11
votes

Simple code (below, malloc()/free() sequence being run in 100 threads) crashes on any Windows OS I tried it to run.

Any help would be greatly appreciated.

Maybe using some compiler directive can help?

We build the executable in VS2017 in Release/x64; the executable file crashes on any Windows platform I tried after several minutes of running.

I tried building with VS2015 as well but it doesn't help.

The same code on Linux works fine.

Actually, problem is more serious than it looks; we faced the situation when our server code crashes several times a day in a production environment without any reason (when user calls' number exceeds a certain value). We tried to nail down the issue and created simplest solution that reproduces the problem.

Archive with VS project is here.

VS says that command line is:

/Yu"stdafx.h" /GS /GL /W3 /Gy /Zc:wchar_t /Zi /Gm- /O2 /sdl 
/Fd"x64\Release\vc140.pdb" /Zc:inline /fp:precise /D "NDEBUG"
/D "_CONSOLE" /D "_UNICODE" /D "UNICODE" /errorReport:prompt /WX- /Zc:forScope /Gd
/Oi /MD /Fa"x64\Release\" /EHsc /nologo /Fo"x64\Release\" /Fp"x64\Release\MallocTest.pch" 

Code:

#include "stdafx.h"
#include <iostream>
#include <thread>
#include <conio.h>

using namespace std;

#define MAX_THREADS 100

void task(void) {
    while (true) {
        char *buffer;
        buffer = (char *)malloc(4096);
        if (buffer == NULL) {
            cout << "malloc error" << endl;
        }
        free(buffer);
    }
}

int main(int argc, char** argv) {    
    thread some_threads[MAX_THREADS];

    for (int i = 0; i < MAX_THREADS; i++) {
        some_threads[i] = thread(task);
    }

    for (int i = 0; i < MAX_THREADS; i++) {
        some_threads[i].join();
    }

    _getch();
    return 0;
}
2
Are you linking with a thread-safe version of the runtime library?molbdnilo
@molbdnilo "Are you linking with a thread-safe version of the runtime library?" I guess yes because there is /MD flag in command line: /Yu"stdafx.h" /GS /GL /W3 /Gy /Zc:wchar_t /Zi /Gm- /O2 /sdl /Fd"x64\Release\vc140.pdb" /Zc:inline /fp:precise /D "NDEBUG" /D "_CONSOLE" /D "_UNICODE" /D "UNICODE" /errorReport:prompt /WX- /Zc:forScope /Gd /Oi /MD /Fa"x64\Release\" /EHsc /nologo /Fo"x64\Release\" /Fp"x64\Release\MallocTest.pch"peterg
I was able to reproduce this. Error happens even if new is used (it actually still calls the same _malloc_base). Callstack ends with ntdll.dll!RtlpLowFragHeapAllocFromContext(); tdll.dll!RtlpAllocateHeapInternal(); ucrtbase.dll!_malloc_base()user7860670
It's definitely not a duplicate of stackoverflow.com/questions/4826479/…. I could reproduce this using the multithreaded crt (BTW on my VS2017 there is no single thread crt at all). It's a crash in ntdll, call stack: ntdll.dll!RtlpLowFragHeapAllocFromContext(); tdll.dll!RtlpAllocateHeapInternal(); ucrtbase.dll!_malloc_base()Jabberwocky
You made my day. Reproduced issue with VC2017 100 threads. It shows access violation in HeapAlloc (somewhere in ntdll.dll)... There is some stupid error... or you've found bug in MS c++ or ms windows...Pavlo K

2 Answers

2
votes

This is an issue with the Windows Low Fragmentation Heap. It was fixed in OS build 19041 (the May 2020 update).

1
votes

Nothing in your remarkably small MVCE indicates a programming error, malloc() and free() are supposed to be thread safe and so should the methods invoked on cout. The program is not designed to ever stop, so it appears to be a fine stress test for malloc() in a multi-thread context.
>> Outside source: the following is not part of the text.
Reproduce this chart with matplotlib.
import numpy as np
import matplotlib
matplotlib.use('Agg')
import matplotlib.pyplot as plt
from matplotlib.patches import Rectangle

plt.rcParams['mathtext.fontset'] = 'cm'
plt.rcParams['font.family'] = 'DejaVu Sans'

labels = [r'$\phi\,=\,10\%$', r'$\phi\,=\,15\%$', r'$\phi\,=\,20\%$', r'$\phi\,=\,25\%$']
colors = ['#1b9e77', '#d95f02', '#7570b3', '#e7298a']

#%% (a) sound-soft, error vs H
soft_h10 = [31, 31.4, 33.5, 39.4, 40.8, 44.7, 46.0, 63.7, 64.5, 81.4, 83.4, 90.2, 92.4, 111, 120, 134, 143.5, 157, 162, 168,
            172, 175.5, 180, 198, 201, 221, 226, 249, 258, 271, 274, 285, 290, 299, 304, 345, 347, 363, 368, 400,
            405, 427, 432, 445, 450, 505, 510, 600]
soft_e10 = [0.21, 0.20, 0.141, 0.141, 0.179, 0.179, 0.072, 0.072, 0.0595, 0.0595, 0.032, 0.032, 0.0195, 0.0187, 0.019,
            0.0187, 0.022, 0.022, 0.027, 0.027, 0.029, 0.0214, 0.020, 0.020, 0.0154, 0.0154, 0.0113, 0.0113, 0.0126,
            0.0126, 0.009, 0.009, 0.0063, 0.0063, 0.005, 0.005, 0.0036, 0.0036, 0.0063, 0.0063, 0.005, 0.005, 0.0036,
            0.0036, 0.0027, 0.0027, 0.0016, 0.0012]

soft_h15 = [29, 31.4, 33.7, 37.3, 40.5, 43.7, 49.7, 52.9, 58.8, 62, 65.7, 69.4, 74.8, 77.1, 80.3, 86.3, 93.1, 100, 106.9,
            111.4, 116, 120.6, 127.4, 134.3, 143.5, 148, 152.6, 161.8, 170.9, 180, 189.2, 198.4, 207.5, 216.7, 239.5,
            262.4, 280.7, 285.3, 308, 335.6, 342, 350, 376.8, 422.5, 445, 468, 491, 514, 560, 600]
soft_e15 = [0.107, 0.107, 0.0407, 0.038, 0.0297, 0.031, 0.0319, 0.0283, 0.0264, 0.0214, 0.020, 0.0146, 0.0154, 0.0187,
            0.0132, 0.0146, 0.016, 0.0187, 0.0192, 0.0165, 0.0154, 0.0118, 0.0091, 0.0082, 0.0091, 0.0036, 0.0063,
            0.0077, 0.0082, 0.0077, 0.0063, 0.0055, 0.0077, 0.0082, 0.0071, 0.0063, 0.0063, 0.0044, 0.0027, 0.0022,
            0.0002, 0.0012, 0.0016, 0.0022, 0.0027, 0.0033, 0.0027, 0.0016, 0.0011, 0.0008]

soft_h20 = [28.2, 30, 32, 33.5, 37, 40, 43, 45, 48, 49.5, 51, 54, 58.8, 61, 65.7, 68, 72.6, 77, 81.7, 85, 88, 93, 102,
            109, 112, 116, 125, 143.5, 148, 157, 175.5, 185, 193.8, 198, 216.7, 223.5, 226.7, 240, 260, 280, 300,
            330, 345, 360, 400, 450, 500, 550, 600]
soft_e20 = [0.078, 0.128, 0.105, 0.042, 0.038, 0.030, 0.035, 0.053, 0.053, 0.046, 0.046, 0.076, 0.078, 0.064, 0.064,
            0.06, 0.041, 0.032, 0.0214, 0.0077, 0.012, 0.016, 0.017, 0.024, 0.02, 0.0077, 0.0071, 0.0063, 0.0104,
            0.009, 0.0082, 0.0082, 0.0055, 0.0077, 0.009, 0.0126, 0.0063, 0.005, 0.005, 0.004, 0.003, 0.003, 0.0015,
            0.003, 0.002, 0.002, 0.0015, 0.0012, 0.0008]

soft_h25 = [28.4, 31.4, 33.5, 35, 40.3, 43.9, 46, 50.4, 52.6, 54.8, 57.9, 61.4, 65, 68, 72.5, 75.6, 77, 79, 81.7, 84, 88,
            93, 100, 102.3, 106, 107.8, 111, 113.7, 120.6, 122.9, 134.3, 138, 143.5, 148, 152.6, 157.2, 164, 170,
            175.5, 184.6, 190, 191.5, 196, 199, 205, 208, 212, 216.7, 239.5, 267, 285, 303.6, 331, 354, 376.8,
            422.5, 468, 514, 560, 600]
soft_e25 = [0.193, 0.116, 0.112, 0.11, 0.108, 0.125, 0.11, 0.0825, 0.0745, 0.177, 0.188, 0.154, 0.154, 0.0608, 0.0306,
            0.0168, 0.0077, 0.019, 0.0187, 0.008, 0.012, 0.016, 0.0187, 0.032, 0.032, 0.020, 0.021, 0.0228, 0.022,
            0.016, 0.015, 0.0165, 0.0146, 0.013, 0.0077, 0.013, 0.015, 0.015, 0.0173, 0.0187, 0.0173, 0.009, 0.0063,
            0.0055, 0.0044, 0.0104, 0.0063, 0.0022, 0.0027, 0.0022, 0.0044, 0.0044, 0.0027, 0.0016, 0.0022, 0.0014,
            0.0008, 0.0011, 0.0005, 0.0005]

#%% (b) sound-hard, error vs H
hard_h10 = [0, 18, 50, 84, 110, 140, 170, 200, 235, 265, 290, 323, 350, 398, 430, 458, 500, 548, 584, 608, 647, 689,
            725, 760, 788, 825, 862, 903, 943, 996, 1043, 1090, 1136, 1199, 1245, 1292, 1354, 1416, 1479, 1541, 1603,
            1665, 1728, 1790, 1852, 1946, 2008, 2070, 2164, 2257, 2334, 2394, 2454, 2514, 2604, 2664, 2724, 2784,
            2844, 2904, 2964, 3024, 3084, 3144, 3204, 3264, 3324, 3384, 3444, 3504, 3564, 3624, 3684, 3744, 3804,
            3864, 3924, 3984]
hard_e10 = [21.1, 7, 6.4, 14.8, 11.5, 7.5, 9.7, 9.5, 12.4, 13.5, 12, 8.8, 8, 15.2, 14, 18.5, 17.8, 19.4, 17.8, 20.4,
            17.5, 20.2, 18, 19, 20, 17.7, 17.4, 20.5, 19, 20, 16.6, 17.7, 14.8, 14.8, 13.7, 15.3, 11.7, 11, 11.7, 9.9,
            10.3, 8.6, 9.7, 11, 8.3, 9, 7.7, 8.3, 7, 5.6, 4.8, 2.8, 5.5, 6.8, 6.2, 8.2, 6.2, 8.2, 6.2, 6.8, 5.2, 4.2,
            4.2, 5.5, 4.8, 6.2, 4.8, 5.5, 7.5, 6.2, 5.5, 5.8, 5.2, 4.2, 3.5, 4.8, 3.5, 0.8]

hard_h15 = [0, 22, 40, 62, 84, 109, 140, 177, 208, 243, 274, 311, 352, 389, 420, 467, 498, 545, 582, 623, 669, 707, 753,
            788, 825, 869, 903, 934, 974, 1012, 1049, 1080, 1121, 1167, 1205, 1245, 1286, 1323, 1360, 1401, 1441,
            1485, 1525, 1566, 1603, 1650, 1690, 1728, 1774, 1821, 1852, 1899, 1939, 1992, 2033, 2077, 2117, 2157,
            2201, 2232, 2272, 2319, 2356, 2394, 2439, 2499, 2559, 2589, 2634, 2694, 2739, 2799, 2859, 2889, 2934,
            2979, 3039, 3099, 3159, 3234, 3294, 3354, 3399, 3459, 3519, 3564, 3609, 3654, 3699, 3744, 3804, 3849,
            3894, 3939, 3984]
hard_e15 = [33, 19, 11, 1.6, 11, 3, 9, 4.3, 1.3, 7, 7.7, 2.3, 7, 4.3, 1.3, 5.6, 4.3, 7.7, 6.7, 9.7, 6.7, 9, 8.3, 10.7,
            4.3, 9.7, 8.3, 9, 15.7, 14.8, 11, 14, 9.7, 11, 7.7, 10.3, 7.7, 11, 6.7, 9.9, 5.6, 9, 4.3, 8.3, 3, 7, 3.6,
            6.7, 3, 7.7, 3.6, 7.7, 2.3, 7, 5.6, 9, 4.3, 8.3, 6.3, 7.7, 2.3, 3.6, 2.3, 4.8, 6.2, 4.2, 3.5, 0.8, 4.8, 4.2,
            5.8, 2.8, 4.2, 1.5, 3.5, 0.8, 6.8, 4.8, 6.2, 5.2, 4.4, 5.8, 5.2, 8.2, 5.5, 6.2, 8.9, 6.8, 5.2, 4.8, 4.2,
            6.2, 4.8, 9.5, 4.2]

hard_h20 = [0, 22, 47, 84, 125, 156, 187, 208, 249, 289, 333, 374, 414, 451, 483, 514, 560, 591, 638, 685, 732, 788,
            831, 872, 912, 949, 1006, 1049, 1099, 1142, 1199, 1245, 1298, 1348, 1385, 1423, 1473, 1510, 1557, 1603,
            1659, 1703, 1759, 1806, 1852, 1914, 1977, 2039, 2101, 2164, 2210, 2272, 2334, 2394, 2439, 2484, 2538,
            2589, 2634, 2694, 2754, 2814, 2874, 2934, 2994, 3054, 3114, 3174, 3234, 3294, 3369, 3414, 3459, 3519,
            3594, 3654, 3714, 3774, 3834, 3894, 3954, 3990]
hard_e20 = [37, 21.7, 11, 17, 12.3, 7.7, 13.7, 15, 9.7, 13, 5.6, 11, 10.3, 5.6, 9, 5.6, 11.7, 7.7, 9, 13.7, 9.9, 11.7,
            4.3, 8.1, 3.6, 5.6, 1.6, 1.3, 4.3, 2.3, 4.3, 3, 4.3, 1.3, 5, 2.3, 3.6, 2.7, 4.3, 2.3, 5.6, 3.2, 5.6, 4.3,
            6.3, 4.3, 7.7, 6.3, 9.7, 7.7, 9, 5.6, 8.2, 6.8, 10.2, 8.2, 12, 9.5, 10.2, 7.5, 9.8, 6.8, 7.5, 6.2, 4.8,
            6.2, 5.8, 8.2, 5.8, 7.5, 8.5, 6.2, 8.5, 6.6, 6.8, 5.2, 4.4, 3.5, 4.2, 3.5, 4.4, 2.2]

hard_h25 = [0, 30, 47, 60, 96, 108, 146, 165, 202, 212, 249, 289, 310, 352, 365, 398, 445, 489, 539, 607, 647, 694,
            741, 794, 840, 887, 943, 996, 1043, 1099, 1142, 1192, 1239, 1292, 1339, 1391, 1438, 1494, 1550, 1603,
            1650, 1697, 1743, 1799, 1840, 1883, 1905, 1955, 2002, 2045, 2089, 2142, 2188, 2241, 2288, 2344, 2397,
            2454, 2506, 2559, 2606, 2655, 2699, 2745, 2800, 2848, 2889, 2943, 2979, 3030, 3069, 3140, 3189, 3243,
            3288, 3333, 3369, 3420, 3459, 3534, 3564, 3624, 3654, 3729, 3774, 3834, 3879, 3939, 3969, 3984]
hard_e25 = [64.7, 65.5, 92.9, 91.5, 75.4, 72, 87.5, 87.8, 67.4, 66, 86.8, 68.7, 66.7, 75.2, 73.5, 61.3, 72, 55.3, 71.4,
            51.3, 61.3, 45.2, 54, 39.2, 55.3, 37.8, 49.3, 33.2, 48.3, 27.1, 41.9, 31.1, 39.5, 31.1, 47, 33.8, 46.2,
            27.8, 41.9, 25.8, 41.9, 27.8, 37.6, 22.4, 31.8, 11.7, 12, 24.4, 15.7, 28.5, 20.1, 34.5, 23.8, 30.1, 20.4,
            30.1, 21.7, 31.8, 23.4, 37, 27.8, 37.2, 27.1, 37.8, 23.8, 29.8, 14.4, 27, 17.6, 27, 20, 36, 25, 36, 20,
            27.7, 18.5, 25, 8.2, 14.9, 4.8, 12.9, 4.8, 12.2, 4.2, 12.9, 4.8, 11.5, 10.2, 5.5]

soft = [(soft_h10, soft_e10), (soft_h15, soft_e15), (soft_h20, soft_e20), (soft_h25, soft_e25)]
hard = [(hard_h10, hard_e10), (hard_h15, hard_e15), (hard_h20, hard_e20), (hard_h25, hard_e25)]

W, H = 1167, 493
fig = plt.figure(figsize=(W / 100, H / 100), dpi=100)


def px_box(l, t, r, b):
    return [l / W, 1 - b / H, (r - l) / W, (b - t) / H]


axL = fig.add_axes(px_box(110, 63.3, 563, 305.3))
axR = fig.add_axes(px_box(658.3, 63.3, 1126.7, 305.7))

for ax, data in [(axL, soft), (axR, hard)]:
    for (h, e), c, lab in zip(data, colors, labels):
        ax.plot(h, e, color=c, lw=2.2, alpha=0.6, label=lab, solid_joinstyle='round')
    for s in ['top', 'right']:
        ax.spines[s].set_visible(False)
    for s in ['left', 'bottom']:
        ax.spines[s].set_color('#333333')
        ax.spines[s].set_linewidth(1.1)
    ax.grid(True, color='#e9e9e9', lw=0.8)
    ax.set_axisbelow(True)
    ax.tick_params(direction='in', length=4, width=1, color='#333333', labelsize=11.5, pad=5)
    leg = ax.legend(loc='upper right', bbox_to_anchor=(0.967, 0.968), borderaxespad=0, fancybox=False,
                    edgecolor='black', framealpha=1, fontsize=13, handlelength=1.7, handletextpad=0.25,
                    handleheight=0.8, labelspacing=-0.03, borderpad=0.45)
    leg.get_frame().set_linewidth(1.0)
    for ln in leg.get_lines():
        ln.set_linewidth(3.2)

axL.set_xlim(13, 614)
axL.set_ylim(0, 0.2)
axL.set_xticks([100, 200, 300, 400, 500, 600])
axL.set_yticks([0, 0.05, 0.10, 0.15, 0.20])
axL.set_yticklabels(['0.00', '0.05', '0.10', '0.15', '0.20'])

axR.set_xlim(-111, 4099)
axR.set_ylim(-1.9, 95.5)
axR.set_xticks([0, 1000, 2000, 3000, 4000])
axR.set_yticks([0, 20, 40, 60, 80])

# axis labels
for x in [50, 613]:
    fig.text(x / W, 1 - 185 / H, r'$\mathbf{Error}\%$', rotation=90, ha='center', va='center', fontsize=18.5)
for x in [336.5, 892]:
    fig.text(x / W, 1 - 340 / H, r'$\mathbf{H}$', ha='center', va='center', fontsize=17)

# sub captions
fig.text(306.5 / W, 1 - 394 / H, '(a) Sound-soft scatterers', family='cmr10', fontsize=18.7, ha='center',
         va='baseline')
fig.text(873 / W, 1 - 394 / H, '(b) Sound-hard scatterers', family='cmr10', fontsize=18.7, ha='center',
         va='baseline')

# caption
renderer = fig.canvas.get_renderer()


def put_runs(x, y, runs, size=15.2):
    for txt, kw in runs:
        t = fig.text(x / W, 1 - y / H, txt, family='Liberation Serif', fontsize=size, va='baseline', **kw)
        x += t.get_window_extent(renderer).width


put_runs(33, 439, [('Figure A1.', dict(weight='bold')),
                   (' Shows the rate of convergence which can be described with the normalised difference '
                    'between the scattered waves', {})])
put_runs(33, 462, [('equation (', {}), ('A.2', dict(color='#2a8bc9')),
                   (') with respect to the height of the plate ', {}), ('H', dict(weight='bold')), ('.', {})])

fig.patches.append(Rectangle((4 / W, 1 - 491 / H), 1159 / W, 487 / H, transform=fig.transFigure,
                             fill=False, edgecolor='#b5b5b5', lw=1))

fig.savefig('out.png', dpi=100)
Note however that if malloc() fails, it is questionable to try and report the error to cout, which might make further calls to malloc() for buffering. Reporting the error to cerr or making cout unbuffered is advisable. In any case malloc() failure should not cause a crash, even in the stream methods.
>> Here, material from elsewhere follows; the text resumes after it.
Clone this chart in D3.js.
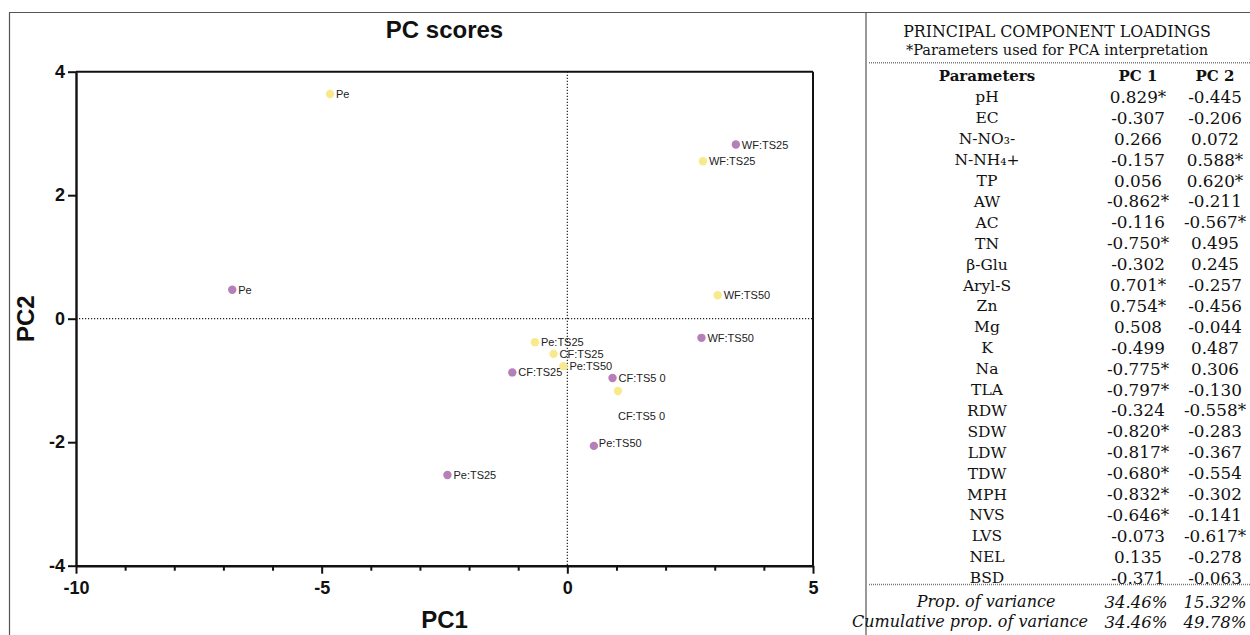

It looks like you found a bug in the runtime library you link to on the VS target platform. It would be interesting to track the memory usage of the program up to the crash. A steady increase in memory usage would indicate some problems in the runtime library too. The program never allocates more than MAX_THREADS blocks of 4K at a time, so the memory use should remain quite low, below 2MB, including the overhead associated with the thread based caches used by modern implementations of malloc().